▶ _What the task requires_: Each line from the start of the entries through the line that contains "plt.rcParams['font.family'] = ['Lato', 'DejaVu" should be output exactly, please.
>>
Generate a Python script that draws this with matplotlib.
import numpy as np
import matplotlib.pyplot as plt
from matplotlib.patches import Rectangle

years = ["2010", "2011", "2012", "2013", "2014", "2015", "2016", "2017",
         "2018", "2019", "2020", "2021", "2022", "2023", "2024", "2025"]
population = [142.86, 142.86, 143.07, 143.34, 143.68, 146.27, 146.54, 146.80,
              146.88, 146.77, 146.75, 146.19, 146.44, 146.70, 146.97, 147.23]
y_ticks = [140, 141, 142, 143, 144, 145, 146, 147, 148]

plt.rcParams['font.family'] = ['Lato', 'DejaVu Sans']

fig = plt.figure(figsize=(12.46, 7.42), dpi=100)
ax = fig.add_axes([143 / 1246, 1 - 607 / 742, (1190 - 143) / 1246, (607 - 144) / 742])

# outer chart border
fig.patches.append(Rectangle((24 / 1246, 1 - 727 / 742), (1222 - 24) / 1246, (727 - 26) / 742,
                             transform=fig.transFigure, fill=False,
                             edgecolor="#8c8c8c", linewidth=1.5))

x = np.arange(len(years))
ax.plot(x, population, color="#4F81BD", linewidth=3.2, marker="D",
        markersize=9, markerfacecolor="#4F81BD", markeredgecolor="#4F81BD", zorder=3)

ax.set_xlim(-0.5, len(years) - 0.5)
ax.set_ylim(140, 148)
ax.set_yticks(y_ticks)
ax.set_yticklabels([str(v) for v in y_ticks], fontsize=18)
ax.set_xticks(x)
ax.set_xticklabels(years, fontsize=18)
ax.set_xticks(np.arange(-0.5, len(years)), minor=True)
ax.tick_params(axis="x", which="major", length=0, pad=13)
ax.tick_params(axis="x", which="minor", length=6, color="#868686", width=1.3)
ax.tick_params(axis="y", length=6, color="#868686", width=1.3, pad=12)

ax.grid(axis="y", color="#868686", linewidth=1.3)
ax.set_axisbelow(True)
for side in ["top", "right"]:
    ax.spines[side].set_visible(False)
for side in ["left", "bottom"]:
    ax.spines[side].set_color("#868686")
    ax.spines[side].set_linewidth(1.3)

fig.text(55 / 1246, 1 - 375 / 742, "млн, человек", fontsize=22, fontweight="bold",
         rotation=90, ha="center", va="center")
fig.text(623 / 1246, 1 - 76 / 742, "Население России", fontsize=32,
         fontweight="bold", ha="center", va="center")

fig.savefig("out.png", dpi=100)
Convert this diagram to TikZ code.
<<
▶ _Response to this exercise_:
Generate a Python script that draws this with matplotlib.
import numpy as np
import matplotlib.pyplot as plt
from matplotlib.patches import Rectangle

years = ["2010", "2011", "2012", "2013", "2014", "2015", "2016", "2017",
         "2018", "2019", "2020", "2021", "2022", "2023", "2024", "2025"]
population = [142.86, 142.86, 143.07, 143.34, 143.68, 146.27, 146.54, 146.80,
              146.88, 146.77, 146.75, 146.19, 146.44, 146.70, 146.97, 147.23]
y_ticks = [140, 141, 142, 143, 144, 145, 146, 147, 148]

plt.rcParams['font.family'] = ['Lato', 'DejaVu Sans']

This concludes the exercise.